イスラエル問題が徐々に風化していくそうな雰囲気があっただけに残念でなりません。
これだけでもハマスは目的達成です。
あとはアメリカがこれ以上深入りしないことを願うばかりです。
投稿: しゅりんちゅ | 2023年11月 3日 (金) 12時09分
アメリカは「(ハマス側が求める)「停戦」はハマスの思うツボになる」という正しい見方をしていて、停戦ではなく「一時休戦」をして、避難回廊を作り「さらに人道に配慮すべき」とイスラエルに求めているのが現状です。

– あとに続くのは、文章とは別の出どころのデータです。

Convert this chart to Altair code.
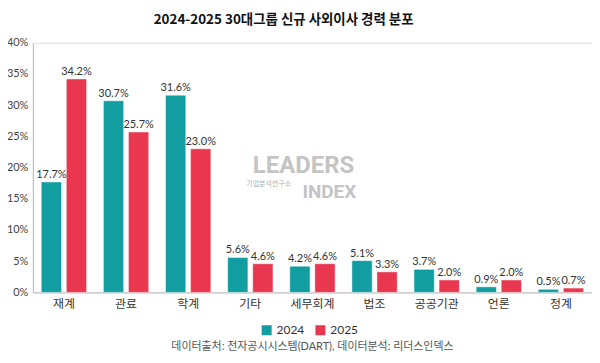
import altair as alt
import pandas as pd

categories = ["재계", "관료", "학계", "기타", "세무회계", "법조", "공공기관", "언론", "정계"]
years = ["2024", "2025"]
v2024 = [17.7, 30.7, 31.6, 5.6, 4.2, 5.1, 3.7, 0.9, 0.5]
v2025 = [34.2, 25.7, 23.0, 4.6, 4.6, 3.3, 2.0, 2.0, 0.7]
y_ticks = [0, 0.05, 0.10, 0.15, 0.20, 0.25, 0.30, 0.35, 0.40]
colors = ["#129ea1", "#e8374f"]
title_text = "2024-2025 30대그룹 신규 사외이사 경력 분포"
source_text = "데이터출처: 전자공시시스템(DART), 데이터분석: 리더스인덱스"

rows = []
for c, a, b in zip(categories, v2024, v2025):
    rows.append({"cat": c, "year": "2024", "v": a})
    rows.append({"cat": c, "year": "2025", "v": b})
df = pd.DataFrame(rows)
df["frac"] = df["v"] / 100
df["label"] = df["v"].map(lambda x: f"{x:.1f}%")

FONT = "Lato, Noto Sans CJK KR"
W, H = 562, 251

x = alt.X("cat:N", sort=categories,
          scale=alt.Scale(paddingInner=0.27, paddingOuter=0.135),
          axis=alt.Axis(title=None, labelAngle=0, ticks=False, domainColor="#bbbbbb",
                        labelFontSize=12, labelPadding=6, labelColor="#333333", labelFont=FONT))
xo = alt.XOffset("year:N", sort=years, scale=alt.Scale(paddingInner=0.19))
y = alt.Y("frac:Q", scale=alt.Scale(domain=[0, 0.4]),
          axis=alt.Axis(title=None, format=".0%", values=y_ticks, grid=False, ticks=False,
                        domainColor="#bbbbbb", labelPadding=5, labelFontSize=11,
                        labelColor="#444444", labelFont=FONT, labelOverlap=False,
                        tickCount=9))
color = alt.Color("year:N", sort=years,
                  scale=alt.Scale(domain=years, range=colors),
                  legend=alt.Legend(title=None, orient="none", direction="horizontal",
                                    legendX=229, legendY=283, symbolType="square",
                                    symbolSize=100, symbolStrokeWidth=0, labelFontSize=12,
                                    labelColor="#333333", labelFont=FONT, columnPadding=10,
                                    symbolOpacity=1))

bars = alt.Chart(df).mark_bar(stroke="white", strokeWidth=0.5).encode(
    x=x, xOffset=xo, y=y, color=color
)
labels = alt.Chart(df).mark_text(dy=-7, fontSize=11, color="#333333", font=FONT).encode(
    x=x, xOffset=xo, y=y, text="label:N"
)

src = alt.Chart(pd.DataFrame({"t": [source_text]})).mark_text(
    fontSize=11, color="#555555", font=FONT
).encode(x=alt.value(W / 2), y=alt.value(306), text="t:N")

wm1 = alt.Chart(pd.DataFrame({"t": ["LEADERS"]})).mark_text(
    fontSize=24, color="#c4c4c4", font="Roboto", fontWeight="bold"
).encode(x=alt.value(272), y=alt.value(124), text="t:N")
wm2 = alt.Chart(pd.DataFrame({"t": ["기업분석연구소"]})).mark_text(
    fontSize=7, color="#b0b0b0", font="Noto Sans CJK KR"
).encode(x=alt.value(237), y=alt.value(142), text="t:N")
wm3 = alt.Chart(pd.DataFrame({"t": ["INDEX"]})).mark_text(
    fontSize=19, color="#c4c4c4", font="Roboto", fontWeight="bold"
).encode(x=alt.value(298), y=alt.value(150), text="t:N")

chart = alt.layer(wm1, wm2, wm3, bars, labels, src).properties(
    width=W, height=H,
    title=alt.TitleParams(title_text, fontSize=13.5, fontWeight="bold", anchor="middle",
                          dx=-29, offset=10, color="#111111", font="Noto Sans CJK KR"),
    autosize=alt.AutoSizeParams(type="none"),
    padding={"left": 25, "top": 34, "right": 0, "bottom": 62},
).configure_view(stroke=None).configure(background="white")

chart.save("out.html", embed_options={"renderer": "svg", "actions": False})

しかしこれは分かりづらく、世論に全くアピールしていません。
だいいち、エジプトが避難民を受け入れる気がなく、ハマスは盾をなくす気もないので、想定したカタチでの実現は難しいでしょう。
ベトナム戦争との類似性は多岐に渡っていると思います。
加えるなら、アメリカを内側から食い破る力が相当働いていると思われます。例えばジョージ・ソロスの財団は、長くハマスを支えてきた胡散臭い団体に支援を行っており、ハマスの資金源の一つとなっています。
ソロス氏の従来の考えでは、「アメリカやイスラエルはアッバスとのみ交渉しているが、中東和平を実現させるためにはハマスとの交渉の扉を開いて、ハマスを表舞台に立たせるべき」としていました。
革命志向が強いソロスらしい意見ですが、反体制主義です。
こういう意見に類似した社会科学の論理がアメリカには多数あって、それが多様性とかマイノリティ主義とかと結びついて、アメリカを内部から食いつぶしている最中です。
ソロスもそうですが、ハマスにはヒューマニティの欠片もありませんから
、むしろヒューマニティは民主主義社会の欠点で、利用する価値しかないと考えた結果です。ヒューマニズム云々を言っていては、フランス革命は成り立たないワケなので。
それでもイスラエルにはなるべく自重してもらいたいと思う私ですが、宣戦布告時の「ハマスの非軍事化」の所期目標はかならず達成せねばならないでしょう。